Discussion Overview
The discussion centers around the elastic tensor matrix in the context of generalized Hooke's law, specifically focusing on the reduction of constants in isotropic materials and the implications of crystal symmetry. Participants seek to understand the intuitive aspects of these concepts, including the use of Einstein summation notation.
Discussion Character
- Exploratory
- Technical explanation
- Conceptual clarification
Main Points Raised
- One participant notes that the elastic tensor has 81 constants, which reduce to 9 in the isotropic case, and seeks an intuitive understanding of this reduction and the reasons for some components being zero.
- Another participant recommends the book "Physical Properties of Crystals: Their Representation by Tensors and Matrices" by J.F. Nye as a resource for understanding the subject.
- A later reply reiterates the recommendation for Nye's book and suggests that it is well-regarded for the topic, while also asking for additional book suggestions.
- One participant agrees with the recommendation of Nye's book and mentions that it provides a detailed description of how crystal symmetry affects the indices of the elastic tensor.
- There is a clarification regarding the number of independent parameters in the isotropic case, with one participant stating there are 2 independent parameters, while noting there are 9 for the orthotropic case.

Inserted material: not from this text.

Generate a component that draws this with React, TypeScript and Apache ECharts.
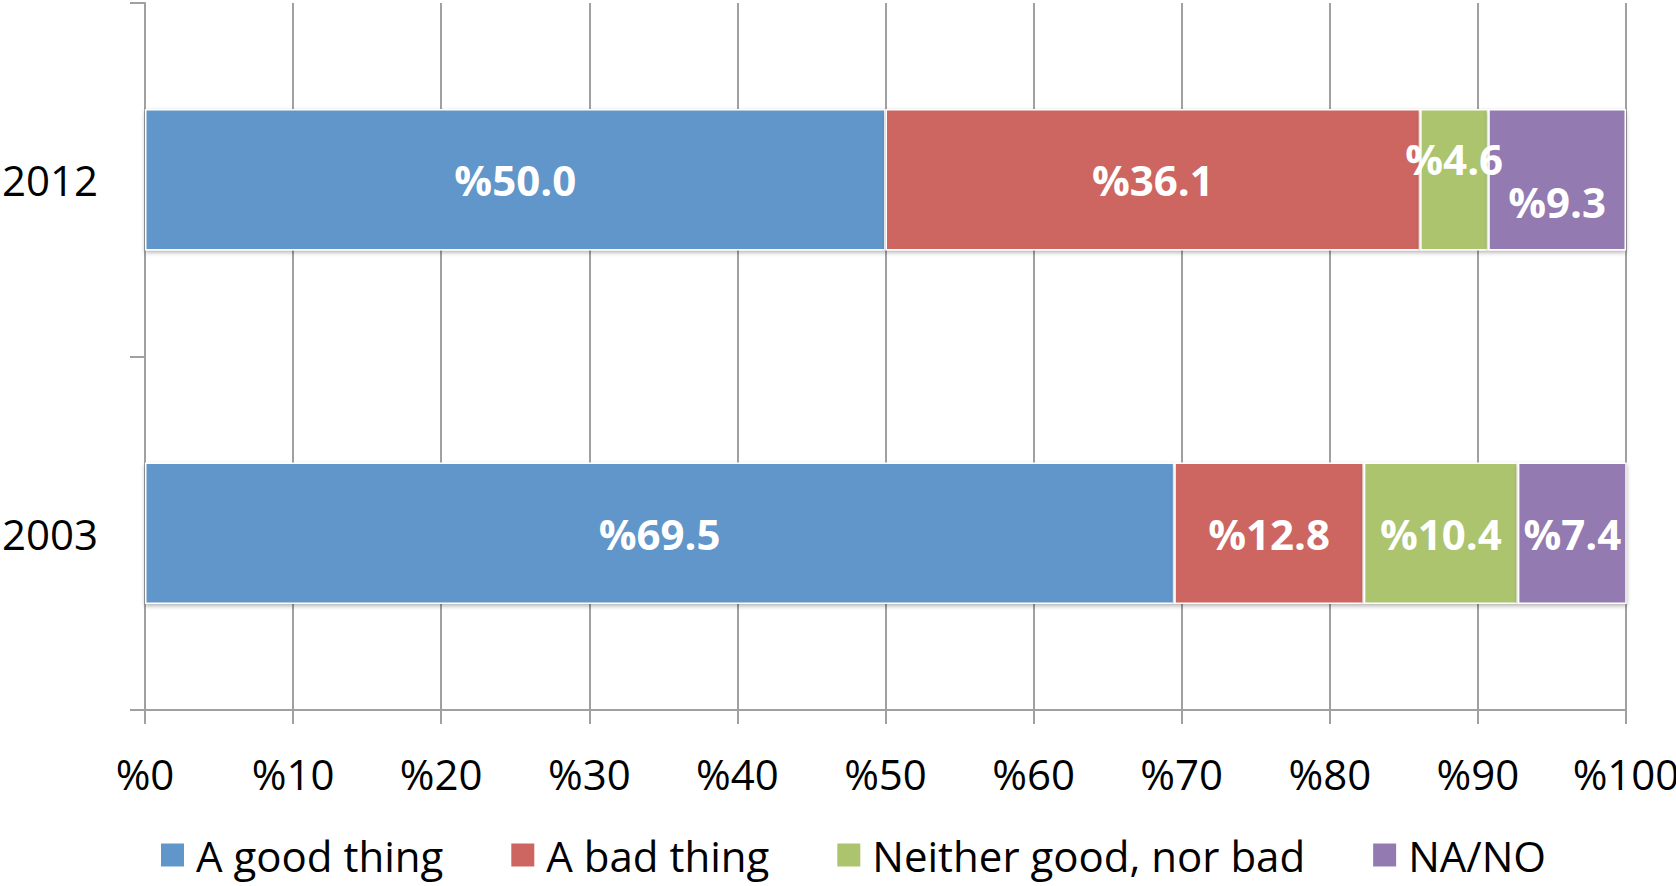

Areas of Agreement / Disagreement
Participants generally agree on the value of Nye's book for understanding the elastic tensor, but there is no consensus on the specifics of the number of independent parameters in different cases, indicating a potential area of disagreement.
Contextual Notes
The discussion does not resolve the assumptions regarding the reduction of constants in the elastic tensor or the implications of crystal symmetry, leaving these points open for further exploration.